At the same time I feel that my past has given me a unique perspective. I’ve been there. I lived the anti-vaccine way of life. Granted it wasn’t my choice at the time, but because I believed it so profoundly, I would have chosen it at the time if it was my choice. Now, after reading the information that is available, seeing the results of the latest studies being done and feeling quite entrenched in the vaccine/autism debate because I have a child with autism, I can speak from multiple perspectives in this regard.
Granted anecdotes aren’t proof, but the anti-vaccine people only have anecdotes with regard to their vaccine/autism claims.  They have no hard scientific fact. My story doesn’t match theirs. I’ve been fortunate to have 5 neurotypical children before my sixth child was diagnosed with autism.  I believe that helped me to see the differences in him from birth where others may not have been able to, especially if the experience autism with their first child.  I try all the time to tell them I understand what they are feeling, because I have been there. But science can’t be denied. If it is than that’s just cherry picking information to fit a particular belief system and won’t ever get to the truth of the matter.

Lara has shared her story here in hopes that it will help others, especially those people who may be entrenched in the anti-vaccine frame of mind or who are uncertain about the vaccine/autism link.

These diseases are dangerous. Certainly vaccines have their risks, but they are far less risky than contracting the diseases they can protect against. And vaccines don’t cause autism.  Study after study shows there is a genetic component. There are also environmental factors, but research shows they are prenatal, not perinatal. If a child is going to have autism, he or she will develop it even if they are not vaccinated. The markers for that were determined months prior to the child being born. The equation to bear in mind here is, without vaccines, it’s possible a disease could claim your child’s life before you know if they have autism or not.

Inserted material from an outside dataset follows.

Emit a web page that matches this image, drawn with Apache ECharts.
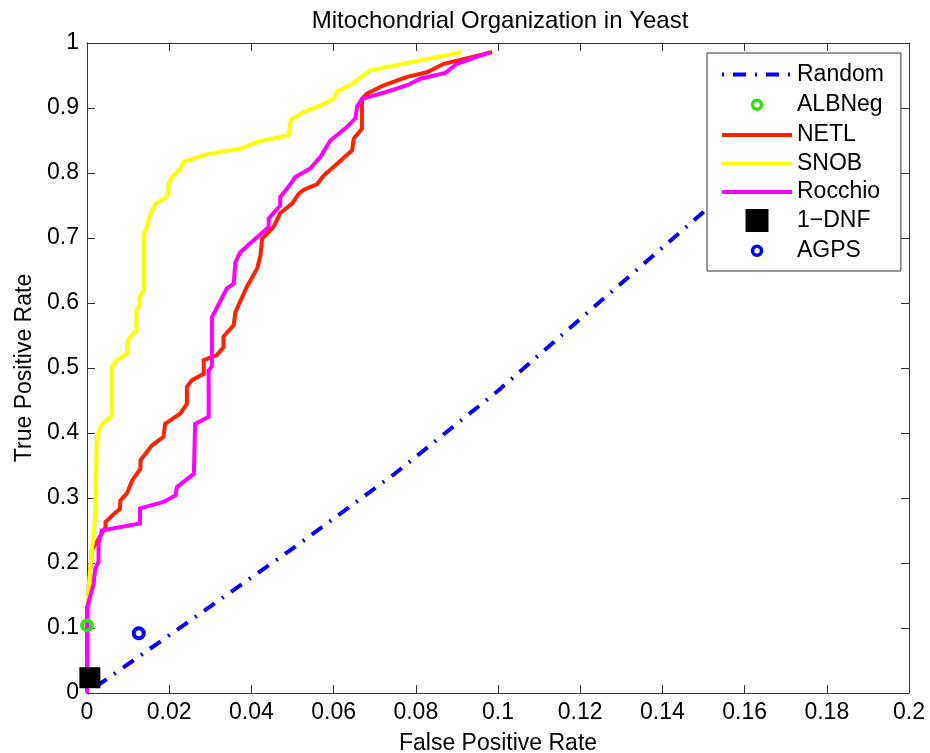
<!DOCTYPE html>
<html>
<head>
<meta charset="utf-8">
<title>Mitochondrial Organization in Yeast</title>
<script src="https://cdn.jsdelivr.net/npm/echarts@6/dist/echarts.min.js"></script>
<style>
  html, body { margin: 0; padding: 0; background: #fff; }
  #chart { width: 930px; height: 753px; }
</style>
</head>
<body>
<div id="chart"></div>
<script>
// ---- data -------------------------------------------------------------
const seriesNames = ['Random', 'ALBNeg', 'NETL', 'SNOB', 'Rocchio', '1\u2212DNF', 'AGPS'];

const xTickLabels = ['0', '0.02', '0.04', '0.06', '0.08', '0.1', '0.12', '0.14', '0.16', '0.18', '0.2'];
const yTickLabels = ['0', '0.1', '0.2', '0.3', '0.4', '0.5', '0.6', '0.7', '0.8', '0.9', '1'];

// Random-classifier reference line (FPR, TPR)
const randomFpr = [0, 0.025, 0.05, 0.075, 0.1, 0.125, 0.15, 0.175];
const randomTpr = [0, 0.111, 0.222, 0.338, 0.465, 0.603, 0.74, 0.885];

// ROC curves as [FPR, TPR] pairs
const netlRoc = [
  [0, 0], [0.0004, 0.163], [0.0012, 0.22], [0.0045, 0.255], [0.0045, 0.263],
  [0.007, 0.278], [0.008, 0.283], [0.0081, 0.296], [0.0097, 0.307], [0.011, 0.327],
  [0.013, 0.345], [0.013, 0.358], [0.0158, 0.381], [0.0186, 0.394], [0.019, 0.414],
  [0.0227, 0.43], [0.0243, 0.445], [0.0243, 0.471], [0.0255, 0.481], [0.0284, 0.491],
  [0.0284, 0.512], [0.0316, 0.52], [0.0332, 0.532], [0.0332, 0.548], [0.0357, 0.566],
  [0.0361, 0.586], [0.0389, 0.625], [0.0414, 0.653], [0.0422, 0.673], [0.0426, 0.699],
  [0.0454, 0.717], [0.047, 0.738], [0.0499, 0.753], [0.0515, 0.768], [0.0527, 0.774],
  [0.056, 0.783], [0.0576, 0.796], [0.0608, 0.814], [0.0645, 0.835], [0.0649, 0.853],
  [0.0669, 0.868], [0.0669, 0.914], [0.0681, 0.922], [0.0722, 0.935], [0.0779, 0.948],
  [0.0827, 0.955], [0.0868, 0.968], [0.0986, 0.986]
];

const snobRoc = [
  [0, 0], [0.0002, 0.142], [0.0008, 0.194], [0.0016, 0.245], [0.002, 0.276],
  [0.0024, 0.394], [0.0034, 0.412], [0.006, 0.427], [0.006, 0.502], [0.0073, 0.512],
  [0.0097, 0.522], [0.0097, 0.538], [0.0105, 0.548], [0.012, 0.558], [0.012, 0.589],
  [0.0128, 0.596], [0.0128, 0.609], [0.0138, 0.62], [0.0138, 0.707], [0.0146, 0.717],
  [0.015, 0.73], [0.0166, 0.753], [0.019, 0.761], [0.0198, 0.771], [0.0198, 0.784],
  [0.0207, 0.794], [0.0227, 0.807], [0.0235, 0.817], [0.0292, 0.829], [0.0377, 0.838],
  [0.0414, 0.848], [0.049, 0.858], [0.0496, 0.882], [0.0527, 0.894], [0.0568, 0.904],
  [0.06, 0.914], [0.0608, 0.925], [0.064, 0.935], [0.0689, 0.958], [0.0912, 0.986]
];

const rocchioRoc = [
  [0, 0], [0, 0.132], [0.0012, 0.158], [0.0016, 0.168], [0.002, 0.191],
  [0.0028, 0.202], [0.0028, 0.23], [0.0036, 0.25], [0.0129, 0.261], [0.0129, 0.284],
  [0.0186, 0.294], [0.0215, 0.304], [0.0219, 0.317], [0.026, 0.337], [0.0263, 0.414],
  [0.0296, 0.425], [0.0296, 0.496], [0.0304, 0.503], [0.0304, 0.578], [0.034, 0.622],
  [0.0357, 0.63], [0.0361, 0.663], [0.0373, 0.678], [0.0405, 0.696], [0.0442, 0.717],
  [0.0442, 0.73], [0.047, 0.75], [0.047, 0.763], [0.0487, 0.776], [0.0507, 0.794],
  [0.0543, 0.807], [0.0568, 0.825], [0.0592, 0.85], [0.0633, 0.871], [0.0653, 0.884],
  [0.0657, 0.902], [0.0669, 0.914], [0.073, 0.925], [0.0779, 0.935], [0.0811, 0.945],
  [0.0872, 0.954], [0.09, 0.968], [0.0981, 0.986]
];

// single operating points [FPR, TPR]
const albnegPoint = [[0, 0.104]];
const dnfPoint = [[0.0007, 0.0235]];
const agpsPoint = [[0.0126, 0.092]];

// ---- styling ----------------------------------------------------------
const FONT = "'Liberation Sans', Arial, Helvetica, sans-serif";
const AXIS_COLOR = '#333';
const COLORS = {
  random: '#0000ff',
  albneg: '#33e01a',
  netl: '#ff2200',
  snob: '#ffff00',
  rocchio: '#ff00ff',
  dnf: '#000000',
  agps: '#0000ff'
};

// ring drawn inside a 23x23 box so the legend keeps it small
const ringIcon = 'path://M0 0M23 23M7 11.5a4.5 4.5 0 1 0 9 0a4.5 4.5 0 1 0 -9 0Z';
const squareIcon = 'path://M0 0H1V1H0Z';

const axisCommon = {
  type: 'value',
  axisLine: { show: true, onZero: false, lineStyle: { color: AXIS_COLOR, width: 1 } },
  axisTick: { show: true, inside: true, length: 8, lineStyle: { color: AXIS_COLOR, width: 1 } },
  splitLine: { show: false },
  minorTick: { show: false }
};

const labelStyle = { fontSize: 23, color: '#000', fontFamily: FONT };

const chart = echarts.init(document.getElementById('chart'), null, { renderer: 'canvas' });

chart.setOption({
  animation: false,
  backgroundColor: '#fff',
  textStyle: { fontFamily: FONT },
  title: {
    text: 'Mitochondrial Organization in Yeast',
    left: 500,
    top: 9,
    padding: 0,
    textAlign: 'center',
    textStyle: { fontSize: 24, fontWeight: 'normal', color: '#000', fontFamily: FONT }
  },
  grid: {
    left: 87, right: 21, top: 43, bottom: 60,
    containLabel: false,
    outerBoundsMode: 'none',
    show: false
  },
  xAxis: [
    Object.assign({}, axisCommon, {
      position: 'bottom',
      min: 0, max: 0.2, interval: 0.02,
      axisLabel: Object.assign({}, labelStyle, {
        margin: 8,
        formatter: v => xTickLabels[Math.round(v / 0.02)]
      }),
      name: 'False Positive Rate',
      nameLocation: 'middle',
      nameGap: 39,
      nameTextStyle: labelStyle
    }),
    Object.assign({}, axisCommon, {
      position: 'top',
      min: 0, max: 0.2, interval: 0.02,
      axisLabel: { show: false }
    })
  ],
  yAxis: [
    Object.assign({}, axisCommon, {
      position: 'left',
      min: 0, max: 1, interval: 0.1,
      axisLabel: Object.assign({}, labelStyle, {
        margin: 8,
        formatter: v => yTickLabels[Math.round(v / 0.1)]
      }),
      name: 'True Positive Rate',
      nameLocation: 'middle',
      nameGap: 45,
      nameTextStyle: labelStyle
    }),
    Object.assign({}, axisCommon, {
      position: 'right',
      min: 0, max: 1, interval: 0.1,
      axisLabel: { show: false }
    })
  ],
  legend: {
    show: true,
    orient: 'vertical',
    left: 707,
    top: 53,
    padding: [10, 17, 7, 13],
    itemWidth: 70,
    itemHeight: 23,
    itemGap: 5.5,
    backgroundColor: '#fff',
    borderColor: AXIS_COLOR,
    borderWidth: 1,
    borderRadius: 0,
    selectedMode: false,
    textStyle: { fontSize: 23, lineHeight: 23, color: '#000', fontFamily: FONT },
    lineStyle: { width: 4 },
    data: [
      { name: seriesNames[0], itemStyle: { opacity: 0 } },
      { name: seriesNames[1], icon: ringIcon,
        itemStyle: { color: 'rgba(0,0,0,0)', borderColor: COLORS.albneg, borderWidth: 3.5, opacity: 1 } },
      { name: seriesNames[2], itemStyle: { opacity: 0 } },
      { name: seriesNames[3], itemStyle: { opacity: 0 } },
      { name: seriesNames[4], itemStyle: { opacity: 0 } },
      { name: seriesNames[5], icon: squareIcon,
        itemStyle: { color: COLORS.dnf, borderWidth: 0, opacity: 1 } },
      { name: seriesNames[6], icon: ringIcon,
        itemStyle: { color: 'rgba(0,0,0,0)', borderColor: COLORS.agps, borderWidth: 3.5, opacity: 1 } }
    ]
  },
  series: [
    {
      name: seriesNames[0],
      type: 'line',
      symbol: 'none',
      silent: true,
      data: randomFpr.map((x, i) => [x, randomTpr[i]]),
      itemStyle: { color: COLORS.random },
      lineStyle: { color: COLORS.random, width: 4, type: [13, 9, 2, 9], dashOffset: 22, cap: 'butt' },
      z: 2
    },
    {
      name: seriesNames[1],
      type: 'scatter',
      symbol: 'circle',
      symbolSize: 10,
      silent: true,
      data: albnegPoint,
      itemStyle: { color: 'rgba(0,0,0,0)', borderColor: COLORS.albneg, borderWidth: 4, opacity: 1 },
      z: 3
    },
    {
      name: seriesNames[2],
      type: 'line',
      symbol: 'none',
      silent: true,
      data: netlRoc,
      itemStyle: { color: COLORS.netl },
      lineStyle: { color: COLORS.netl, width: 4, join: 'miter' },
      z: 3
    },
    {
      name: seriesNames[3],
      type: 'line',
      symbol: 'none',
      silent: true,
      data: snobRoc,
      itemStyle: { color: COLORS.snob },
      lineStyle: { color: COLORS.snob, width: 4, join: 'miter' },
      z: 3
    },
    {
      name: seriesNames[4],
      type: 'line',
      symbol: 'none',
      silent: true,
      data: rocchioRoc,
      itemStyle: { color: COLORS.rocchio },
      lineStyle: { color: COLORS.rocchio, width: 4, join: 'miter' },
      z: 3
    },
    {
      name: seriesNames[5],
      type: 'scatter',
      symbol: 'rect',
      symbolSize: 21,
      silent: true,
      data: dnfPoint,
      itemStyle: { color: COLORS.dnf, opacity: 1 },
      z: 4
    },
    {
      name: seriesNames[6],
      type: 'scatter',
      symbol: 'circle',
      symbolSize: 10,
      silent: true,
      data: agpsPoint,
      itemStyle: { color: 'rgba(0,0,0,0)', borderColor: COLORS.agps, borderWidth: 4, opacity: 1 },
      z: 4
    }
  ]
});
</script>
</body>
</html>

Personally, even if vaccines did cause autism, I’d still get my son vaccinated because I’d much rather have him alive, then dead.

If you have a child with autism, have you ever had people assume that you are also anti-vaccine?  If so, how do you handle the situation?  Have you ever felt that the anti-vaccine rhetoric within segments of the autism community prevents you from getting the support you need for your autistic child?  If so, how?